Pick the parts you love.
I think this is key more than anything else. What is it about Christmas or the holidays that you love the most? What makes it magical for you? The food? Making your own gifts? The Christmas books? Christmas lights? A Christmas concert? For every person and family this list is going to be different. The important part is to make it YOUR list.
Last year I learned that I can't make a different kind of cookie and a Christmas craft every week. It is too much and not fun for me. We like being on the go, so this year we have more events on our 25 days of Christmas and the cookie baking, special snacks, and ornament producing has been reduced. Your list might very well be the opposite.
You have permission to mass produce, buy, or swap.
At Christmas time we turn into a little elven workshop a couple of days and get the majority of our Christmas gifts done. Whether you make a bunch of an ornament, mass produce some cookies, or something else, don't feel like you have to be completely original for every single person or event.

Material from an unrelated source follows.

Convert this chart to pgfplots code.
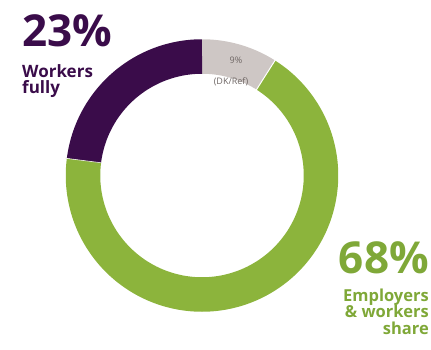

Have 5 Christmas parties to attend? Buy or make 5 hostess gifts and be done.
Need a gift for all of the kids in your child's class or all of their cousins? Pick an ornament, buy a ton of supplies, and spend an afternoon creating.
If you enjoy hand picking each an every gift and personalizing it to each person, then do that. Perhaps give yourself permission to order side dishes for Christmas dinner or buy Christmas cookies if that isn't the highlight of your season. Or host a cookie or ornament swap so you have a diverse collection without having to make multiples on your own.
Remember that the holidays are supposed to be fun and magical. Give yourself permission to let go of some of the things on your list or make them a little easier so you can enjoy the season.
Leave time for simple magic.
Amongst the hustle of shopping and flurry of Christmas events, make time to be at home. To sit by the Christmas tree and do a puzzle together, read Christmas stories, or build a train track around the tree. Drink hot cocoa or suck on peppermint sticks. Bundle up (or not) and go on a Winter Lights Walk.
That planning and letting go is to give you and your family time. I think we worry if we don't have something planned for every moment then chaos or disaster will strike. The gift of time is when you get to really enjoy each other. As a family we love going places and seeing new things, but we also balance that with time at home. Time to play and create and enjoy each other. Free time is when the magic happens.